— Required task —
Produce an exact copy of the lines below that run from the line containing "Rebuild this chart" to the line containing "plt.rcParams['font.family'] = ['Lato', 'DejaVu", inclusive; any picture is omitted.

— Supplied records —
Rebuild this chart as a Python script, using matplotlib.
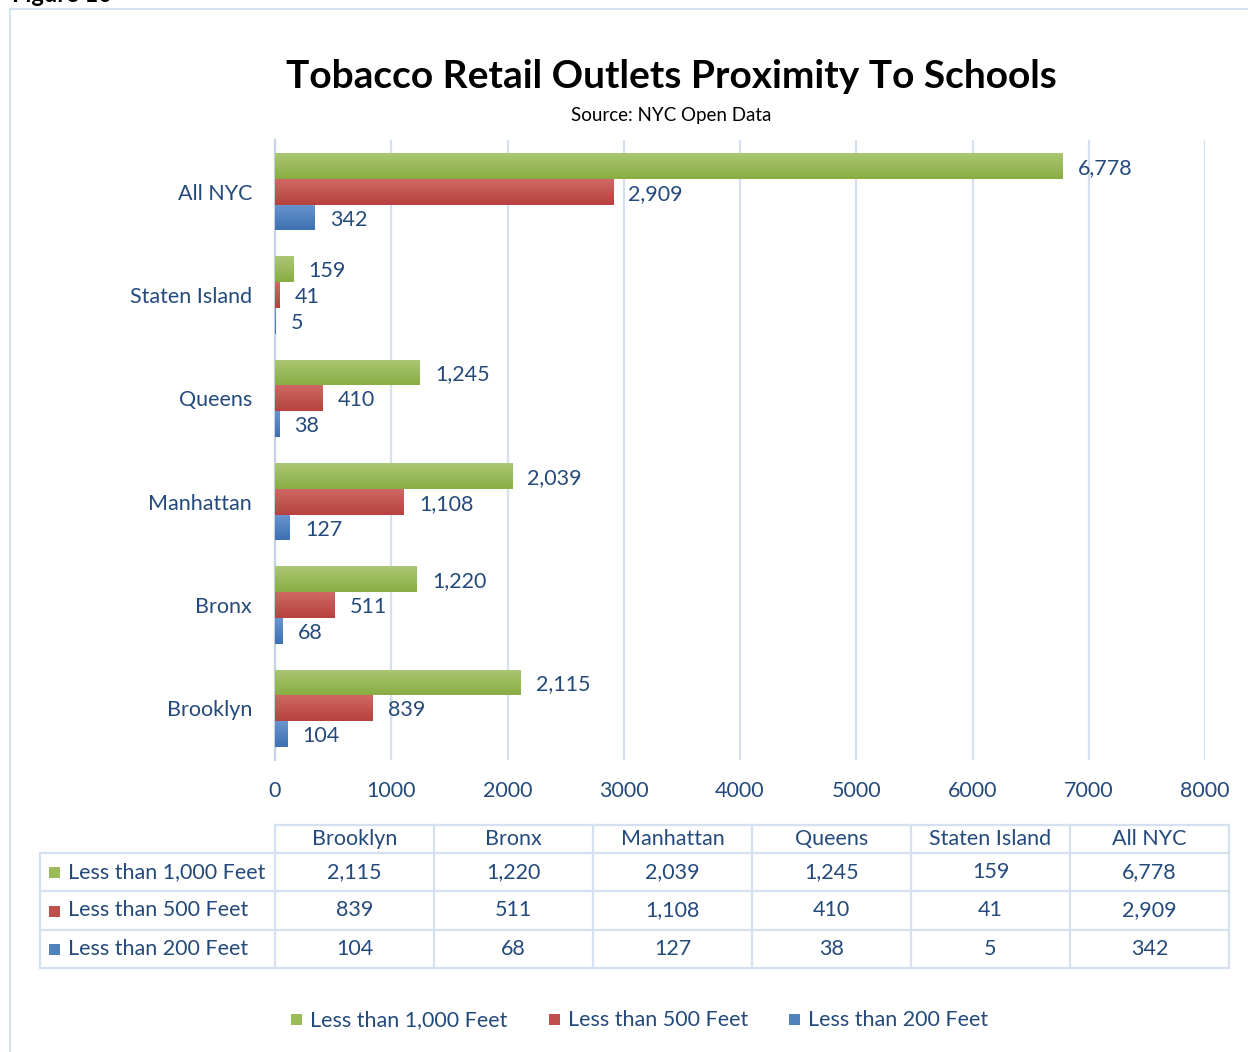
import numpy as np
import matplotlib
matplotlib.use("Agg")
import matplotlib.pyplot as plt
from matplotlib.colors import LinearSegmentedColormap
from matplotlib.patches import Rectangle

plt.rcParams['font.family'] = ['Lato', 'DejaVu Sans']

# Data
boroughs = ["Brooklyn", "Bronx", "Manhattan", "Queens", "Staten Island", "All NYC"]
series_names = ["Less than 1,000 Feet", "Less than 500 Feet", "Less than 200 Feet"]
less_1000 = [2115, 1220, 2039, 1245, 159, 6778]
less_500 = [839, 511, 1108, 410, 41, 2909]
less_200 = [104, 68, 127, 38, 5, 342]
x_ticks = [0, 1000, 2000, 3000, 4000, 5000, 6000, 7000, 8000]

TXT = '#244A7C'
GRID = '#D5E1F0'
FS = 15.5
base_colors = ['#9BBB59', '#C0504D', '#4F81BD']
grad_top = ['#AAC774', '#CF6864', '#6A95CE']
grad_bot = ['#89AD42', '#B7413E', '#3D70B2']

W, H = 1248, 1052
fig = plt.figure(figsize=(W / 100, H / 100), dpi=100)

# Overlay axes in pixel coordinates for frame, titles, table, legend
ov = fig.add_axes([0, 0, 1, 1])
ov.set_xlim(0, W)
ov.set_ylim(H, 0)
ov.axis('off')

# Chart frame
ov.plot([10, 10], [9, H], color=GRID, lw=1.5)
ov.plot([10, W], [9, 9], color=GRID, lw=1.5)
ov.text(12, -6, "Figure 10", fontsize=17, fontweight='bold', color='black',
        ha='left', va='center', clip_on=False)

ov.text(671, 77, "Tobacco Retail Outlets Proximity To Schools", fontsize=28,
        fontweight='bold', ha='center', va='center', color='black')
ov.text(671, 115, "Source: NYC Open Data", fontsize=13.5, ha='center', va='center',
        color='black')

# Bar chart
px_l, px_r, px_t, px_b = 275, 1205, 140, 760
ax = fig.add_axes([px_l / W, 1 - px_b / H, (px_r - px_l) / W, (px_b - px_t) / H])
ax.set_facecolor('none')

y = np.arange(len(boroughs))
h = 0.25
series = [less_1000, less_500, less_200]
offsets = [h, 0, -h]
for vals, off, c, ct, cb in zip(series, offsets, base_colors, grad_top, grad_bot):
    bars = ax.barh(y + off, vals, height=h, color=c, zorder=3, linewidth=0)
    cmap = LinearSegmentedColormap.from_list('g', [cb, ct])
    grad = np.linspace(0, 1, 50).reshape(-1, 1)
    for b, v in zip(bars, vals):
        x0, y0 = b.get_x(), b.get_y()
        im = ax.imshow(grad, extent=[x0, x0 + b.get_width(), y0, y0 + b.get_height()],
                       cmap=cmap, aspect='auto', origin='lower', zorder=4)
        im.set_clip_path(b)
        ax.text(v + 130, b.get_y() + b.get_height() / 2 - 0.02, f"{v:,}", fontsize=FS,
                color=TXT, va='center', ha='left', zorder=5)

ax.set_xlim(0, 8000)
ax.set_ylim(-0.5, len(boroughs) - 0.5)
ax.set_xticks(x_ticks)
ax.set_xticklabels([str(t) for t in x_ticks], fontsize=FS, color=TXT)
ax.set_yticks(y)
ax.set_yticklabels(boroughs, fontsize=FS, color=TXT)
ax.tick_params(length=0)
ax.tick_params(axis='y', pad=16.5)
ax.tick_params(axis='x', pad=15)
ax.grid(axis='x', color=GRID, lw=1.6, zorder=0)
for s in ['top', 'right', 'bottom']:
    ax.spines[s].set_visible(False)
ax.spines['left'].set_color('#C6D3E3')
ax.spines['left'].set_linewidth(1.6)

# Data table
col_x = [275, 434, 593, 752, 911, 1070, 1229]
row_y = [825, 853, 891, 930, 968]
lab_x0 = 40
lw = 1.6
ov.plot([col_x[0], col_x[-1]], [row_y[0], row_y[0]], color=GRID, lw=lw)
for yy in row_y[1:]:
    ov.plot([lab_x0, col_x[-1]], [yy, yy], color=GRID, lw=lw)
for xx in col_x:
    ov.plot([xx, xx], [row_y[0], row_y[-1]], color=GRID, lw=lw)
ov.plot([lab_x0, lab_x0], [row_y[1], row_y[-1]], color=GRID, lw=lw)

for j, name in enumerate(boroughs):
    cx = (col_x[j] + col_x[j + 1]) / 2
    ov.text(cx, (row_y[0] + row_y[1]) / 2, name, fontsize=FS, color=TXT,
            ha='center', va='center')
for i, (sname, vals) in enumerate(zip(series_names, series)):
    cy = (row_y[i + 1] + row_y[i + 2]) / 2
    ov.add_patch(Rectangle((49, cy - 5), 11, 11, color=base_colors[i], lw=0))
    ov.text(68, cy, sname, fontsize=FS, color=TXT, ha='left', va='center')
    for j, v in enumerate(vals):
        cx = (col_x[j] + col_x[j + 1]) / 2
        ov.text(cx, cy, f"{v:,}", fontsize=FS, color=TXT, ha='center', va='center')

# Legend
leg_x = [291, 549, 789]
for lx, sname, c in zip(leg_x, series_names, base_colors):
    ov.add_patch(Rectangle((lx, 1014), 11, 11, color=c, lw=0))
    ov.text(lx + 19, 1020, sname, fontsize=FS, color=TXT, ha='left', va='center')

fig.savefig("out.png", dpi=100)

...

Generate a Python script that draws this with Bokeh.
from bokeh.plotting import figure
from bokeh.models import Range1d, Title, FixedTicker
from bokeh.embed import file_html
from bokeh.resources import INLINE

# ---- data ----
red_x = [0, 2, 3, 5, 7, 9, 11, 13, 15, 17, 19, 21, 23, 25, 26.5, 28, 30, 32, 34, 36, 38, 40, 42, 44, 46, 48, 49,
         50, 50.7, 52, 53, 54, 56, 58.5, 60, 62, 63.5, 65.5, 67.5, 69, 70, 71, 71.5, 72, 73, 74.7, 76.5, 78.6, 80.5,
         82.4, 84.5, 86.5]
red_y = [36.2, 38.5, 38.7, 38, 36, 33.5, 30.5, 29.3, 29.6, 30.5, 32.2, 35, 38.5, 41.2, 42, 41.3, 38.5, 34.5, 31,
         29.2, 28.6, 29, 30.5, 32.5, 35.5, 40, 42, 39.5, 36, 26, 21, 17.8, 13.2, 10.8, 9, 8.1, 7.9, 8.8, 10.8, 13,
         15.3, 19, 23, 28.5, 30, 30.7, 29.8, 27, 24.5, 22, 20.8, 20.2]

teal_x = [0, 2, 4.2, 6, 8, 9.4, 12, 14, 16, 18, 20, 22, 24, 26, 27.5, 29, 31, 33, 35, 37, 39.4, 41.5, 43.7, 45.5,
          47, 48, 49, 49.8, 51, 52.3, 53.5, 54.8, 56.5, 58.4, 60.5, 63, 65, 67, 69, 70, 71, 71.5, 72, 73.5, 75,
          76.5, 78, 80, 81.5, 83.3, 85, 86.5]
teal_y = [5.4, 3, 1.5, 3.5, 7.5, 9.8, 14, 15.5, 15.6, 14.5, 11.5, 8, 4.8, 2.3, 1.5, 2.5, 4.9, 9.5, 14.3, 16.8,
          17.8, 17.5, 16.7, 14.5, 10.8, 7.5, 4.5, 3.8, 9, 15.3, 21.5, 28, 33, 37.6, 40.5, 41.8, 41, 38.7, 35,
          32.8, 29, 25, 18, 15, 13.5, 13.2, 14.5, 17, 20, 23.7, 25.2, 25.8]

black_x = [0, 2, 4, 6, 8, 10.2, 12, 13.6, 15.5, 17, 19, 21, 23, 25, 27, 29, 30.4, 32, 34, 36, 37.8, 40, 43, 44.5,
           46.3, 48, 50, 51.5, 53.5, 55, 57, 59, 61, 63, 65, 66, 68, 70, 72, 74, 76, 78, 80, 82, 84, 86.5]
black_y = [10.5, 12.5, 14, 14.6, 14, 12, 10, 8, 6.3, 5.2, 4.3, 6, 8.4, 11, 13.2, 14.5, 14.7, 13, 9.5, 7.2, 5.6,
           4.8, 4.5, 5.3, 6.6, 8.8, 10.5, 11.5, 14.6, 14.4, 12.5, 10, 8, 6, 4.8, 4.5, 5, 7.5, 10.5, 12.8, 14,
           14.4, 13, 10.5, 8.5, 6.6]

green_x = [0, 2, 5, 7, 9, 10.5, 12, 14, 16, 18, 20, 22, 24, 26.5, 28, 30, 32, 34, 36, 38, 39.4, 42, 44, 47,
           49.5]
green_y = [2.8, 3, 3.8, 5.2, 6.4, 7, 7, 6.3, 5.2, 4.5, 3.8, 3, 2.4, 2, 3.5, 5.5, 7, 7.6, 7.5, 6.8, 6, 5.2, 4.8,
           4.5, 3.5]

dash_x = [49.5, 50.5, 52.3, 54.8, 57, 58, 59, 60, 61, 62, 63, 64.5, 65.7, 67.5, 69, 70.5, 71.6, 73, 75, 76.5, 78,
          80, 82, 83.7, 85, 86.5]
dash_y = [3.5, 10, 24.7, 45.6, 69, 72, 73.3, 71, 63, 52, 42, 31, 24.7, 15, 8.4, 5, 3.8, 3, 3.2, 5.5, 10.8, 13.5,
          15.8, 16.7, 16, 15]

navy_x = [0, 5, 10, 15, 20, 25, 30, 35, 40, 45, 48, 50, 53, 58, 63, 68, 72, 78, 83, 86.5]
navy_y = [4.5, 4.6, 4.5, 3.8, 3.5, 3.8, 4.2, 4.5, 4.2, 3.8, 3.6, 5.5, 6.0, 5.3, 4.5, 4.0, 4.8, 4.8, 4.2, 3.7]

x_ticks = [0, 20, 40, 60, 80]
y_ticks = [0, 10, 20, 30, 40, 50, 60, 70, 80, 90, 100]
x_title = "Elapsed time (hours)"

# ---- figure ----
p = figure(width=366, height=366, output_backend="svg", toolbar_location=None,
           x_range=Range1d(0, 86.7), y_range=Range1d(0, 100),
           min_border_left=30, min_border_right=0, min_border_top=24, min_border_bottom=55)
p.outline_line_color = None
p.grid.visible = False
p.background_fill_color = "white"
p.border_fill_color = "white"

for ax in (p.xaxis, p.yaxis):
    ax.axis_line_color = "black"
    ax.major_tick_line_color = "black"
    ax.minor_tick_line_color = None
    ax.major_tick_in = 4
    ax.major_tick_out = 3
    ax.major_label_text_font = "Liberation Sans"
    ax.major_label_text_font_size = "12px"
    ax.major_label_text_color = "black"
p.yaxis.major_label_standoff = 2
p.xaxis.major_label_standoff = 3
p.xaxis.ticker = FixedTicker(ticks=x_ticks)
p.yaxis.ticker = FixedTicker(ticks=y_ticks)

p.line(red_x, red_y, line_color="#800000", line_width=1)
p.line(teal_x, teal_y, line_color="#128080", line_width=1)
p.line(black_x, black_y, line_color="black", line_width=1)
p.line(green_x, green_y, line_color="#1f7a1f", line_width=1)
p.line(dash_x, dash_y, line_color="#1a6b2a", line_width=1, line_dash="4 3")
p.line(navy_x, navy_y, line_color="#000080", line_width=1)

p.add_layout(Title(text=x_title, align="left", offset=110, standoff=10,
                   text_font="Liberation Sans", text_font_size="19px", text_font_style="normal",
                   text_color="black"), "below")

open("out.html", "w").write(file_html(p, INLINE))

— Reply —
Rebuild this chart as a Python script, using matplotlib.
import numpy as np
import matplotlib
matplotlib.use("Agg")
import matplotlib.pyplot as plt
from matplotlib.colors import LinearSegmentedColormap
from matplotlib.patches import Rectangle

plt.rcParams['font.family'] = ['Lato', 'DejaVu Sans']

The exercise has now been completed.